-- start of DATASET ROWS --
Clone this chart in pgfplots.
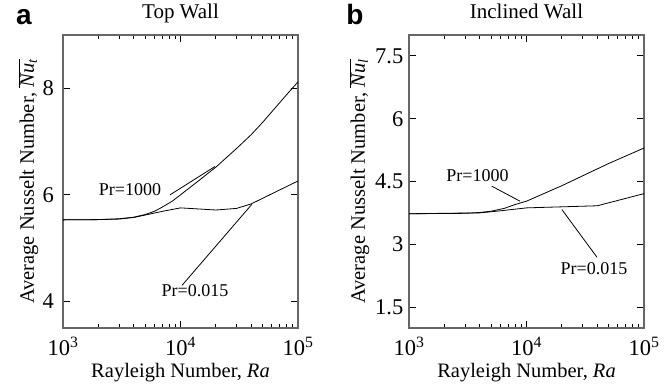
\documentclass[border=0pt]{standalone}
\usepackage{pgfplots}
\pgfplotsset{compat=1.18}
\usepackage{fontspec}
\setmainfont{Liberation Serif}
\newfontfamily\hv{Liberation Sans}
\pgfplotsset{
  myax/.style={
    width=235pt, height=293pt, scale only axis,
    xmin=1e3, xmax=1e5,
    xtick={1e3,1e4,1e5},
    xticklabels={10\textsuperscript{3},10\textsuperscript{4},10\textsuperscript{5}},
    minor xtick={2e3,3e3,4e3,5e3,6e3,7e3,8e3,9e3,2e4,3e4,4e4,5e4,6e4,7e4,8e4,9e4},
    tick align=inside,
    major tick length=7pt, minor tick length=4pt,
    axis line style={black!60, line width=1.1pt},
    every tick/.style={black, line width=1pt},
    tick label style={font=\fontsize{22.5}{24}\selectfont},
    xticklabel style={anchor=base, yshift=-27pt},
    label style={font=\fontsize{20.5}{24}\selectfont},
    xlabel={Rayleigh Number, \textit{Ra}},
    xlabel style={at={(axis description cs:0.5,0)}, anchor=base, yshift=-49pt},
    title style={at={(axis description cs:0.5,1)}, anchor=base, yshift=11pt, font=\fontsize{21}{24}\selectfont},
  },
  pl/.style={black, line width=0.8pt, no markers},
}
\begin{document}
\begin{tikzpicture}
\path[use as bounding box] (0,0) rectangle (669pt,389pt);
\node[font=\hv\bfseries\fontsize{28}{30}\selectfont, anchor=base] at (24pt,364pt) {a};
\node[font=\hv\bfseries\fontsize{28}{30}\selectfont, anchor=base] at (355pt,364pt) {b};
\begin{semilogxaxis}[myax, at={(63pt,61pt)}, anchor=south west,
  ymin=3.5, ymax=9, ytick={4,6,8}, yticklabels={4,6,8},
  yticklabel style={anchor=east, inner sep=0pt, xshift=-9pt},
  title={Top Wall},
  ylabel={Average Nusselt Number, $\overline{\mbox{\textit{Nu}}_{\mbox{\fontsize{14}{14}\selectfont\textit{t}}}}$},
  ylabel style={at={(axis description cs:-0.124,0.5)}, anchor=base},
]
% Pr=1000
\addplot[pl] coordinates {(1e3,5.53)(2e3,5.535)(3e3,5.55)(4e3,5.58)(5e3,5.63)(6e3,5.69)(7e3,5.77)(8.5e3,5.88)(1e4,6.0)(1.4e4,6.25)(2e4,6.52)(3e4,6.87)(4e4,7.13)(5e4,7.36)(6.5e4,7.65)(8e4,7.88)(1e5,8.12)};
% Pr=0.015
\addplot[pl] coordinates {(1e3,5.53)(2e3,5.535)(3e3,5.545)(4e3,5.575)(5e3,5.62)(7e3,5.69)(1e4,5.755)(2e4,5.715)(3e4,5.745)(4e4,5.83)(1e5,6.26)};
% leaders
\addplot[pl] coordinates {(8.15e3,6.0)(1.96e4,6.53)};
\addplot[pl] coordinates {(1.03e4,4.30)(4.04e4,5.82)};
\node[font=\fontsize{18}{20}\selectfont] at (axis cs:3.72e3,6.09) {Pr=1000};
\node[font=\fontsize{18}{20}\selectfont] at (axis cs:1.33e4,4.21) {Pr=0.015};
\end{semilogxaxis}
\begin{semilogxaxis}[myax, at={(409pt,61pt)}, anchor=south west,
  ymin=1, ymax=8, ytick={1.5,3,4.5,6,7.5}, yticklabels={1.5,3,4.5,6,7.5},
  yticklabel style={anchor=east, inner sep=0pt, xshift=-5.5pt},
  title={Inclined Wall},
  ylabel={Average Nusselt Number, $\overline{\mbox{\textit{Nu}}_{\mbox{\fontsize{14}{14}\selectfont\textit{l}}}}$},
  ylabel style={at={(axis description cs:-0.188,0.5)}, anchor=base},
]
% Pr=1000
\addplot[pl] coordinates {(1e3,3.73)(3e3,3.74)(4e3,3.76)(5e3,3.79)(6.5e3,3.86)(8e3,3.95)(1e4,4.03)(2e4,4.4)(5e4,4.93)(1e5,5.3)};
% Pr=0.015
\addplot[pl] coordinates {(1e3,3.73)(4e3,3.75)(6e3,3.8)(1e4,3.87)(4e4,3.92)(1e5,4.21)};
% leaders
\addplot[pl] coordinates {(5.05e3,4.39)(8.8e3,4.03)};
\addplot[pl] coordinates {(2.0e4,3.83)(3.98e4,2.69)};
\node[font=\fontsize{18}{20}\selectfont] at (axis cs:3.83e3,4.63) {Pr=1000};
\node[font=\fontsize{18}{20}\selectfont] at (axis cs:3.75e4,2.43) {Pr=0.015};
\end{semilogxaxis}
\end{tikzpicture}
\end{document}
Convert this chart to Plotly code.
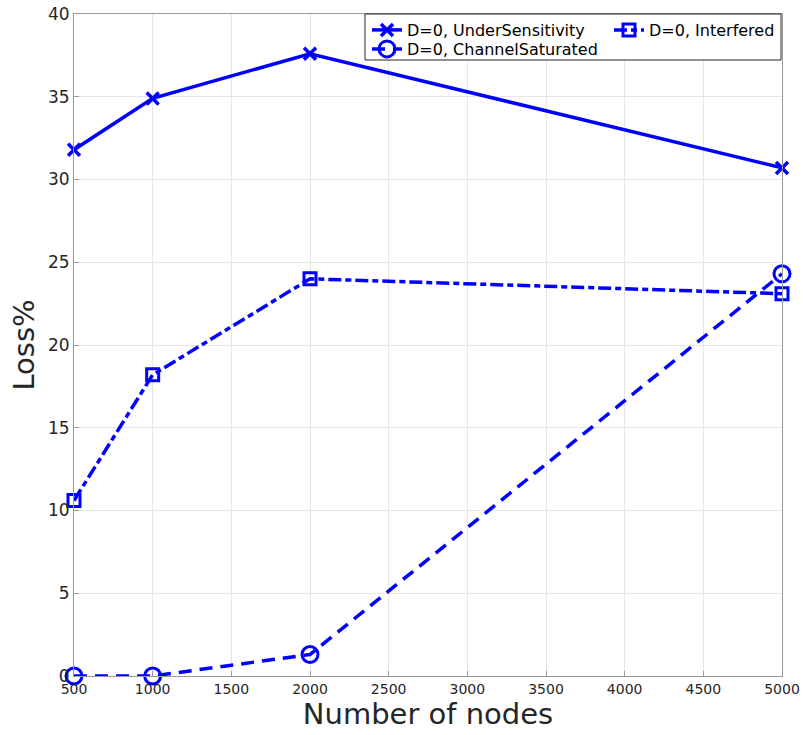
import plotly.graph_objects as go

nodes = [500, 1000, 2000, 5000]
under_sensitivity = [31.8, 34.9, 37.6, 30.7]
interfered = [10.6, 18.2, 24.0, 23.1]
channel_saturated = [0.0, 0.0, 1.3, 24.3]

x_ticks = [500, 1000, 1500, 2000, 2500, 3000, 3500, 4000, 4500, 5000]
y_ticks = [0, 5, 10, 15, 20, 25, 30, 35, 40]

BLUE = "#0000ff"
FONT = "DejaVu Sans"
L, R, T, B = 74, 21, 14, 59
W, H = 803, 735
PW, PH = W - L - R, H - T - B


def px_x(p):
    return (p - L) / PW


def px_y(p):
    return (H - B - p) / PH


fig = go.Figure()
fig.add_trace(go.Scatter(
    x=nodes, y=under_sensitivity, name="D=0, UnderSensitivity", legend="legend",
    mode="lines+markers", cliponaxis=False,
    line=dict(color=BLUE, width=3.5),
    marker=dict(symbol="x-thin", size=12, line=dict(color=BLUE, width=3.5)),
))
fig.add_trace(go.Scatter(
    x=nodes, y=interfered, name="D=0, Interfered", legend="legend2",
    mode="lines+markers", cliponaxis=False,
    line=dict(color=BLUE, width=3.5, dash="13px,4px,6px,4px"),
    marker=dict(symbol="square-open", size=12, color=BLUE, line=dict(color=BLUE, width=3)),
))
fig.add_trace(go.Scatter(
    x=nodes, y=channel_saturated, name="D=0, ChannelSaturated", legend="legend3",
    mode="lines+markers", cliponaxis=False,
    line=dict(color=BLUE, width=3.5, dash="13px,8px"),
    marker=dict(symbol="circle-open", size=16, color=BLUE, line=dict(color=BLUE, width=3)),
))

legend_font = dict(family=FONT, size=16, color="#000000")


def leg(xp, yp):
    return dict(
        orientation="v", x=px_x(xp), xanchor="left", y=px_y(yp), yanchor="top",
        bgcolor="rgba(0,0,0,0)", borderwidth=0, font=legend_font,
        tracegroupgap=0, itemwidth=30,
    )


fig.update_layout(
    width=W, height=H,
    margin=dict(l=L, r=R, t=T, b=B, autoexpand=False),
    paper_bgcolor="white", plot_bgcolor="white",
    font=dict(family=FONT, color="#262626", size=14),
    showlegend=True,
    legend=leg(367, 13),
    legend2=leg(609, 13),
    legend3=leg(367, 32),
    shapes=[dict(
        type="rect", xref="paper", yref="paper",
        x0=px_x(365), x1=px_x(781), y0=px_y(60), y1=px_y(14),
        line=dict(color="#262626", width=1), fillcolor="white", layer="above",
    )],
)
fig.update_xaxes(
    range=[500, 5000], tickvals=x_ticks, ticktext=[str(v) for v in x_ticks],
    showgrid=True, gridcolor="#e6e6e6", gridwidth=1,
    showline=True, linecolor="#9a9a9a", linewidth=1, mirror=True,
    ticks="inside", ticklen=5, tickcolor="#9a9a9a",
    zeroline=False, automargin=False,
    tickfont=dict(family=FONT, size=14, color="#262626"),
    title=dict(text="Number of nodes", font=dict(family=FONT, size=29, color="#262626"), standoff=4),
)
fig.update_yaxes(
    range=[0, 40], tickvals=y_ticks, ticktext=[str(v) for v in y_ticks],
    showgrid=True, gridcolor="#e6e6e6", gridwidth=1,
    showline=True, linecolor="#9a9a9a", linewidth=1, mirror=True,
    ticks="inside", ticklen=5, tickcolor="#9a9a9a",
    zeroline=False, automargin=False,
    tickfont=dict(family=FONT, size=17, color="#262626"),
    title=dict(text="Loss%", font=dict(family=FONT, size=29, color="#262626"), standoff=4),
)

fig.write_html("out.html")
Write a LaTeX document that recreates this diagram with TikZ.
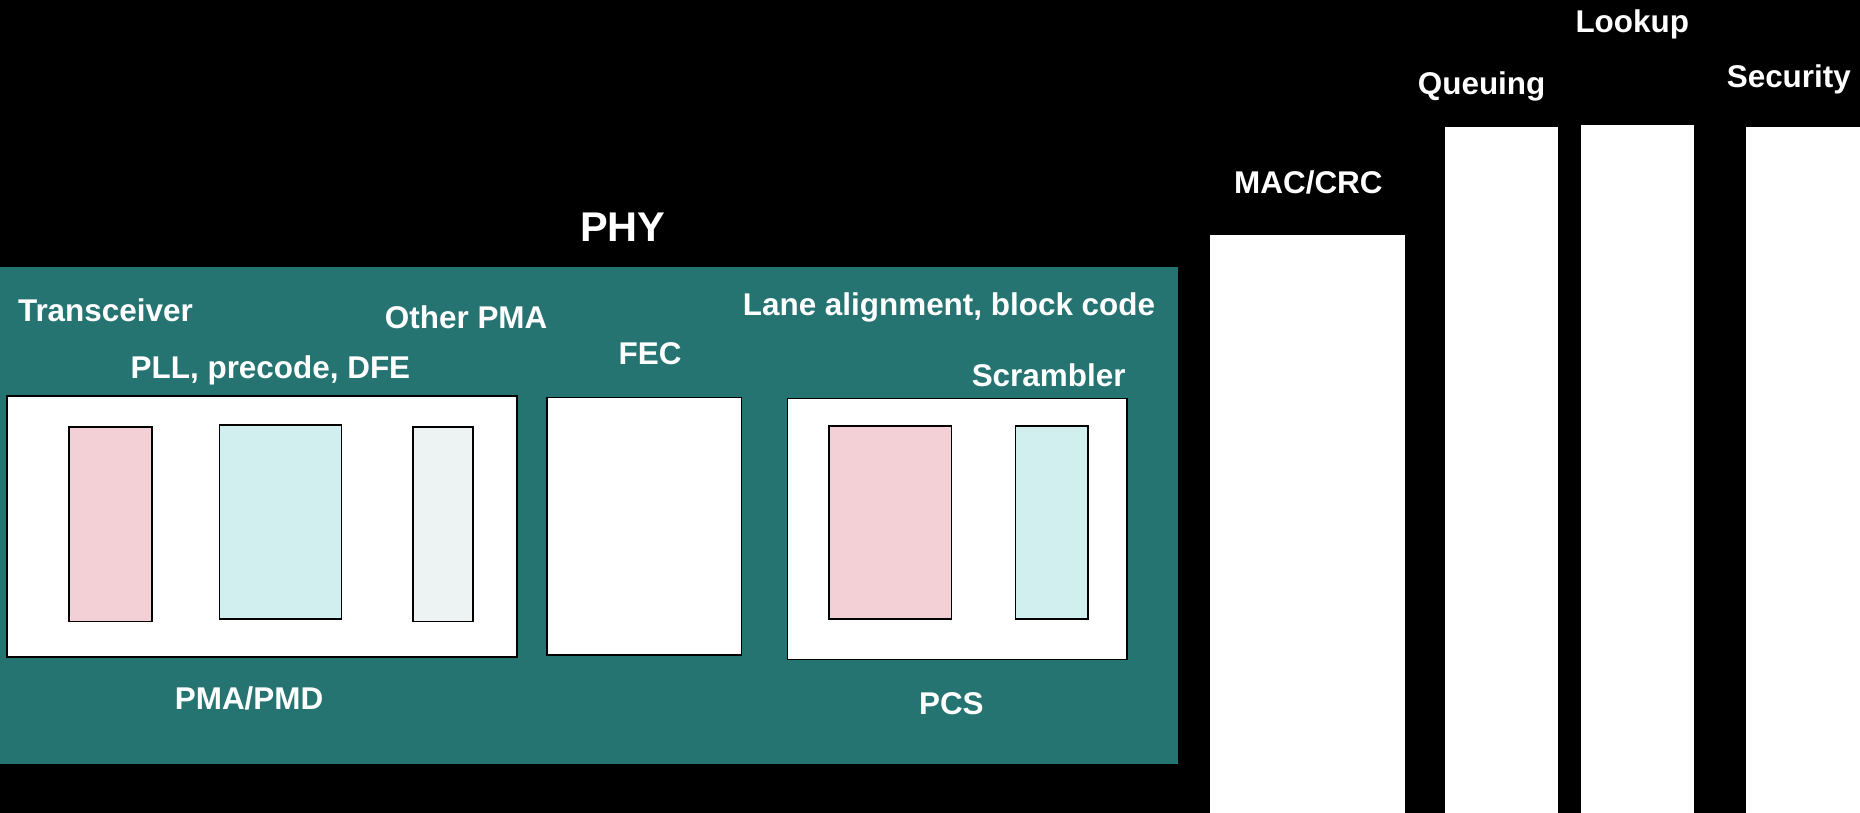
-- end of DATASET ROWS --
* **OBJECTIVE**: Only the lines starting at the line with "Convert this chart to Plotly code." and ending at the line with "return (H - B - p) / PH" should be printed again, exactly and with both ends kept; omit the pictures.

* **FULL RESPONSE**:
Convert this chart to Plotly code.
import plotly.graph_objects as go

nodes = [500, 1000, 2000, 5000]
under_sensitivity = [31.8, 34.9, 37.6, 30.7]
interfered = [10.6, 18.2, 24.0, 23.1]
channel_saturated = [0.0, 0.0, 1.3, 24.3]

x_ticks = [500, 1000, 1500, 2000, 2500, 3000, 3500, 4000, 4500, 5000]
y_ticks = [0, 5, 10, 15, 20, 25, 30, 35, 40]

BLUE = "#0000ff"
FONT = "DejaVu Sans"
L, R, T, B = 74, 21, 14, 59
W, H = 803, 735
PW, PH = W - L - R, H - T - B


def px_x(p):
    return (p - L) / PW


def px_y(p):
    return (H - B - p) / PH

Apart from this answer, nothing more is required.